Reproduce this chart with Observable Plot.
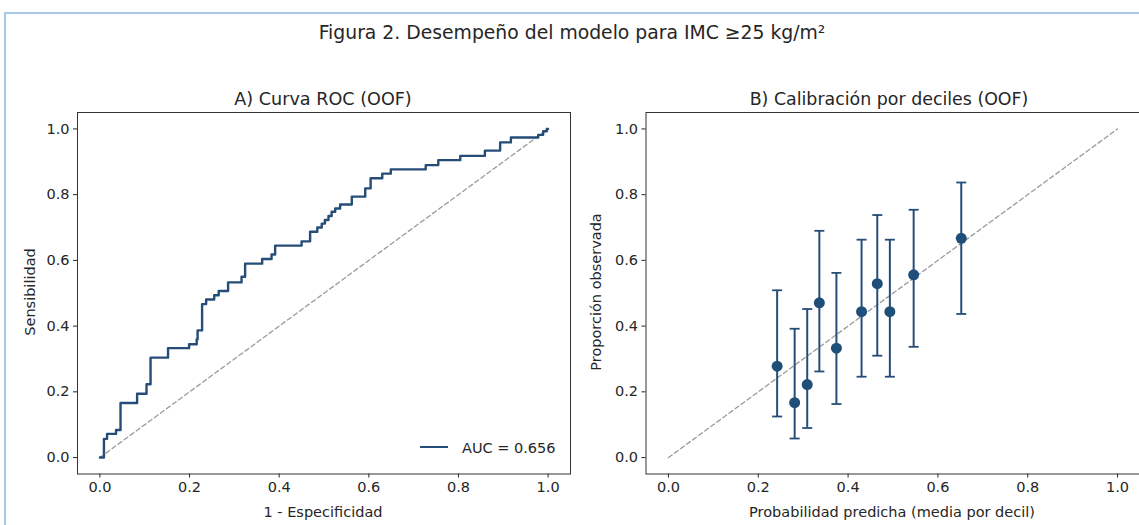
<!DOCTYPE html>
<html><head><meta charset="utf-8">
<script src="https://cdn.jsdelivr.net/npm/d3@7"></script>
<script src="https://cdn.jsdelivr.net/npm/@observablehq/plot@0.6"></script>
<style>
html,body{margin:0;padding:0;background:#fff;overflow:hidden}
#wrap{position:relative;width:1139px;height:525px;overflow:hidden;font-family:"DejaVu Sans",sans-serif;color:#262626}
#border{position:absolute;left:4px;top:12px;width:1300px;height:700px;border:2px solid #a9c7e8;box-sizing:border-box}
.t{position:absolute;white-space:nowrap;transform:translate(-50%,-50%);line-height:1}
.r{position:absolute;white-space:nowrap;transform:translate(-50%,-50%) rotate(-90deg);line-height:1;font-size:14.5px}
.p{position:absolute;top:85px;width:575px;height:440px}
.p svg{max-width:none !important}
#legend{position:absolute;left:420px;top:441px;font-size:14.5px;white-space:nowrap;line-height:1}
#legend .sw{display:inline-block;width:28px;height:0;border-top:2.5px solid #264d78;vertical-align:middle;margin-right:14px;position:relative;top:-2px}
</style></head><body>
<div id="wrap">
  <div id="border"></div>
  <div class="p" id="pA" style="left:0px"></div>
  <div class="p" id="pB" style="left:570px"></div>
  <div class="t" id="fig" style="left:572px;top:33px;font-size:18.8px"></div>
  <div class="t" id="tA" style="left:323px;top:100px;font-size:17.6px"></div>
  <div class="t" id="tB" style="left:889px;top:100px;font-size:17.4px"></div>
  <div class="t" id="xA" style="left:323px;top:512px;font-size:14.5px"></div>
  <div class="t" id="xB" style="left:892px;top:512px;font-size:14.5px"></div>
  <div class="r" id="yA" style="left:30px;top:292px"></div>
  <div class="r" id="yB" style="left:596px;top:292px"></div>
  <div id="legend"><span class="sw"></span><span id="legtxt"></span></div>
</div>
<script>
// ---- Text ----
const figTitle = "Figura 2. Desempeño del modelo para IMC ≥25 kg/m²";
const titleA = "A) Curva ROC (OOF)";
const titleB = "B) Calibración por deciles (OOF)";
const xLabelA = "1 - Especificidad";
const yLabelA = "Sensibilidad";
const xLabelB = "Probabilidad predicha (media por decil)";
const yLabelB = "Proporción observada";
const aucLabel = "AUC = 0.656";
const axisTicks = [0, 0.2, 0.4, 0.6, 0.8, 1.0];
const diagonal = [0, 1];

// ---- ROC curve (corner points; drawn as step-after) ----
const rocFpr = [0.000, 0.009, 0.016, 0.036, 0.046, 0.083, 0.104, 0.113, 0.152, 0.199,
  0.216, 0.218, 0.228, 0.237, 0.255, 0.265, 0.286, 0.316, 0.324, 0.362,
  0.383, 0.391, 0.450, 0.469, 0.485, 0.495, 0.502, 0.510, 0.517, 0.525,
  0.536, 0.562, 0.592, 0.604, 0.630, 0.649, 0.727, 0.755, 0.804, 0.859,
  0.893, 0.917, 0.978, 0.989, 0.997, 1.000];
const rocTpr = [0.000, 0.057, 0.072, 0.084, 0.166, 0.194, 0.223, 0.304, 0.333, 0.345,
  0.360, 0.387, 0.467, 0.481, 0.494, 0.507, 0.533, 0.550, 0.590, 0.604,
  0.618, 0.645, 0.658, 0.687, 0.700, 0.712, 0.723, 0.735, 0.748, 0.758,
  0.770, 0.794, 0.819, 0.850, 0.864, 0.877, 0.890, 0.905, 0.918, 0.934,
  0.959, 0.974, 0.982, 0.993, 1.000, 1.000];

// ---- Calibration by deciles ----
const calPred = [0.242, 0.281, 0.309, 0.336, 0.374, 0.430, 0.465, 0.493, 0.546, 0.652];
const calObs  = [0.278, 0.167, 0.222, 0.471, 0.333, 0.444, 0.529, 0.444, 0.556, 0.667];
const calLo   = [0.125, 0.058, 0.090, 0.262, 0.163, 0.246, 0.310, 0.246, 0.337, 0.437];
const calHi   = [0.509, 0.392, 0.452, 0.690, 0.562, 0.663, 0.738, 0.663, 0.754, 0.837];

const BLUE = "#264d78";
const DOT = "#1f4e79";
const FONT = "DejaVu Sans, sans-serif";

const setText = (id, s) => { document.getElementById(id).textContent = s; };
setText("fig", figTitle); setText("tA", titleA); setText("tB", titleB);
setText("xA", xLabelA); setText("yA", yLabelA);
setText("xB", xLabelB); setText("yB", yLabelB);
setText("legtxt", aucLabel);

const rocData = rocFpr.map((f, i) => ({fpr: f, tpr: rocTpr[i]}));
const diagData = diagonal.map(d => ({v: d}));
const calData = calPred.map((p, i) => ({pred: p, obs: calObs[i], lo: calLo[i], hi: calHi[i]}));

const capSymbol = {
  draw(ctx, size) {
    const h = Math.sqrt(size / Math.PI);
    ctx.moveTo(-h, 0); ctx.lineTo(h, 0);
  }
};

function axes() {
  return [
    Plot.axisX({ticks: axisTicks, tickFormat: d3.format(".1f"), tickSize: 4, tickPadding: 4, label: null, fontSize: 14.5}),
    Plot.axisY({ticks: axisTicks, tickFormat: d3.format(".1f"), tickSize: 4, tickPadding: 4, label: null, fontSize: 14.5}),
    Plot.frame({stroke: "#333", strokeWidth: 1})
  ];
}

const common = {
  height: 440, width: 575, marginTop: 27, marginBottom: 51.5,
  x: {domain: [-0.05, 1.05]}, y: {domain: [-0.05, 1.05]},
  style: {fontFamily: FONT, fontSize: "14.5px", color: "#262626", background: "transparent", overflow: "visible", maxWidth: "none"}
};

const pA = Plot.plot({
  ...common, marginLeft: 77, marginRight: 5,
  marks: [
    Plot.line(diagData, {x: "v", y: "v", stroke: "#9a9a9a", strokeWidth: 1.3, strokeDasharray: "4.5,3"}),
    Plot.line(rocData, {x: "fpr", y: "tpr", curve: "step-after", stroke: BLUE, strokeWidth: 2.4}),
    ...axes()
  ]
});
document.getElementById("pA").appendChild(pA);

const pB = Plot.plot({
  ...common, marginLeft: 75.5, marginRight: 5.5,
  marks: [
    Plot.line(diagData, {x: "v", y: "v", stroke: "#9a9a9a", strokeWidth: 1.3, strokeDasharray: "4.5,3"}),
    Plot.ruleX(calData, {x: "pred", y1: "lo", y2: "hi", stroke: BLUE, strokeWidth: 2}),
    Plot.dot(calData, {x: "pred", y: "lo", symbol: capSymbol, r: 5, stroke: BLUE, strokeWidth: 1.8, fill: "none"}),
    Plot.dot(calData, {x: "pred", y: "hi", symbol: capSymbol, r: 5, stroke: BLUE, strokeWidth: 1.8, fill: "none"}),
    Plot.dot(calData, {x: "pred", y: "obs", r: 5.5, fill: DOT, stroke: "none"}),
    ...axes()
  ]
});
document.getElementById("pB").appendChild(pB);
</script>
</body></html>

* * * *

Task details: Reproduce every line above as written, skipping pictures.

Solution to the exercise:
Reproduce this chart with Observable Plot.
<!DOCTYPE html>
<html><head><meta charset="utf-8">
<script src="https://cdn.jsdelivr.net/npm/d3@7"></script>
<script src="https://cdn.jsdelivr.net/npm/@observablehq/plot@0.6"></script>
<style>
html,body{margin:0;padding:0;background:#fff;overflow:hidden}
#wrap{position:relative;width:1139px;height:525px;overflow:hidden;font-family:"DejaVu Sans",sans-serif;color:#262626}
#border{position:absolute;left:4px;top:12px;width:1300px;height:700px;border:2px solid #a9c7e8;box-sizing:border-box}
.t{position:absolute;white-space:nowrap;transform:translate(-50%,-50%);line-height:1}
.r{position:absolute;white-space:nowrap;transform:translate(-50%,-50%) rotate(-90deg);line-height:1;font-size:14.5px}
.p{position:absolute;top:85px;width:575px;height:440px}
.p svg{max-width:none !important}
#legend{position:absolute;left:420px;top:441px;font-size:14.5px;white-space:nowrap;line-height:1}
#legend .sw{display:inline-block;width:28px;height:0;border-top:2.5px solid #264d78;vertical-align:middle;margin-right:14px;position:relative;top:-2px}
</style></head><body>
<div id="wrap">
  <div id="border"></div>
  <div class="p" id="pA" style="left:0px"></div>
  <div class="p" id="pB" style="left:570px"></div>
  <div class="t" id="fig" style="left:572px;top:33px;font-size:18.8px"></div>
  <div class="t" id="tA" style="left:323px;top:100px;font-size:17.6px"></div>
  <div class="t" id="tB" style="left:889px;top:100px;font-size:17.4px"></div>
  <div class="t" id="xA" style="left:323px;top:512px;font-size:14.5px"></div>
  <div class="t" id="xB" style="left:892px;top:512px;font-size:14.5px"></div>
  <div class="r" id="yA" style="left:30px;top:292px"></div>
  <div class="r" id="yB" style="left:596px;top:292px"></div>
  <div id="legend"><span class="sw"></span><span id="legtxt"></span></div>
</div>
<script>
// ---- Text ----
const figTitle = "Figura 2. Desempeño del modelo para IMC ≥25 kg/m²";
const titleA = "A) Curva ROC (OOF)";
const titleB = "B) Calibración por deciles (OOF)";
const xLabelA = "1 - Especificidad";
const yLabelA = "Sensibilidad";
const xLabelB = "Probabilidad predicha (media por decil)";
const yLabelB = "Proporción observada";
const aucLabel = "AUC = 0.656";
const axisTicks = [0, 0.2, 0.4, 0.6, 0.8, 1.0];
const diagonal = [0, 1];

// ---- ROC curve (corner points; drawn as step-after) ----
const rocFpr = [0.000, 0.009, 0.016, 0.036, 0.046, 0.083, 0.104, 0.113, 0.152, 0.199,
  0.216, 0.218, 0.228, 0.237, 0.255, 0.265, 0.286, 0.316, 0.324, 0.362,
  0.383, 0.391, 0.450, 0.469, 0.485, 0.495, 0.502, 0.510, 0.517, 0.525,
  0.536, 0.562, 0.592, 0.604, 0.630, 0.649, 0.727, 0.755, 0.804, 0.859,
  0.893, 0.917, 0.978, 0.989, 0.997, 1.000];
const rocTpr = [0.000, 0.057, 0.072, 0.084, 0.166, 0.194, 0.223, 0.304, 0.333, 0.345,
  0.360, 0.387, 0.467, 0.481, 0.494, 0.507, 0.533, 0.550, 0.590, 0.604,
  0.618, 0.645, 0.658, 0.687, 0.700, 0.712, 0.723, 0.735, 0.748, 0.758,
  0.770, 0.794, 0.819, 0.850, 0.864, 0.877, 0.890, 0.905, 0.918, 0.934,
  0.959, 0.974, 0.982, 0.993, 1.000, 1.000];

// ---- Calibration by deciles ----
const calPred = [0.242, 0.281, 0.309, 0.336, 0.374, 0.430, 0.465, 0.493, 0.546, 0.652];
const calObs  = [0.278, 0.167, 0.222, 0.471, 0.333, 0.444, 0.529, 0.444, 0.556, 0.667];
const calLo   = [0.125, 0.058, 0.090, 0.262, 0.163, 0.246, 0.310, 0.246, 0.337, 0.437];
const calHi   = [0.509, 0.392, 0.452, 0.690, 0.562, 0.663, 0.738, 0.663, 0.754, 0.837];

const BLUE = "#264d78";
const DOT = "#1f4e79";
const FONT = "DejaVu Sans, sans-serif";

const setText = (id, s) => { document.getElementById(id).textContent = s; };
setText("fig", figTitle); setText("tA", titleA); setText("tB", titleB);
setText("xA", xLabelA); setText("yA", yLabelA);
setText("xB", xLabelB); setText("yB", yLabelB);
setText("legtxt", aucLabel);

const rocData = rocFpr.map((f, i) => ({fpr: f, tpr: rocTpr[i]}));
const diagData = diagonal.map(d => ({v: d}));
const calData = calPred.map((p, i) => ({pred: p, obs: calObs[i], lo: calLo[i], hi: calHi[i]}));

const capSymbol = {
  draw(ctx, size) {
    const h = Math.sqrt(size / Math.PI);
    ctx.moveTo(-h, 0); ctx.lineTo(h, 0);
  }
};

function axes() {
  return [
    Plot.axisX({ticks: axisTicks, tickFormat: d3.format(".1f"), tickSize: 4, tickPadding: 4, label: null, fontSize: 14.5}),
    Plot.axisY({ticks: axisTicks, tickFormat: d3.format(".1f"), tickSize: 4, tickPadding: 4, label: null, fontSize: 14.5}),
    Plot.frame({stroke: "#333", strokeWidth: 1})
  ];
}

const common = {
  height: 440, width: 575, marginTop: 27, marginBottom: 51.5,
  x: {domain: [-0.05, 1.05]}, y: {domain: [-0.05, 1.05]},
  style: {fontFamily: FONT, fontSize: "14.5px", color: "#262626", background: "transparent", overflow: "visible", maxWidth: "none"}
};

const pA = Plot.plot({
  ...common, marginLeft: 77, marginRight: 5,
  marks: [
    Plot.line(diagData, {x: "v", y: "v", stroke: "#9a9a9a", strokeWidth: 1.3, strokeDasharray: "4.5,3"}),
    Plot.line(rocData, {x: "fpr", y: "tpr", curve: "step-after", stroke: BLUE, strokeWidth: 2.4}),
    ...axes()
  ]
});
document.getElementById("pA").appendChild(pA);

const pB = Plot.plot({
  ...common, marginLeft: 75.5, marginRight: 5.5,
  marks: [
    Plot.line(diagData, {x: "v", y: "v", stroke: "#9a9a9a", strokeWidth: 1.3, strokeDasharray: "4.5,3"}),
    Plot.ruleX(calData, {x: "pred", y1: "lo", y2: "hi", stroke: BLUE, strokeWidth: 2}),
    Plot.dot(calData, {x: "pred", y: "lo", symbol: capSymbol, r: 5, stroke: BLUE, strokeWidth: 1.8, fill: "none"}),
    Plot.dot(calData, {x: "pred", y: "hi", symbol: capSymbol, r: 5, stroke: BLUE, strokeWidth: 1.8, fill: "none"}),
    Plot.dot(calData, {x: "pred", y: "obs", r: 5.5, fill: DOT, stroke: "none"}),
    ...axes()
  ]
});
document.getElementById("pB").appendChild(pB);
</script>
</body></html>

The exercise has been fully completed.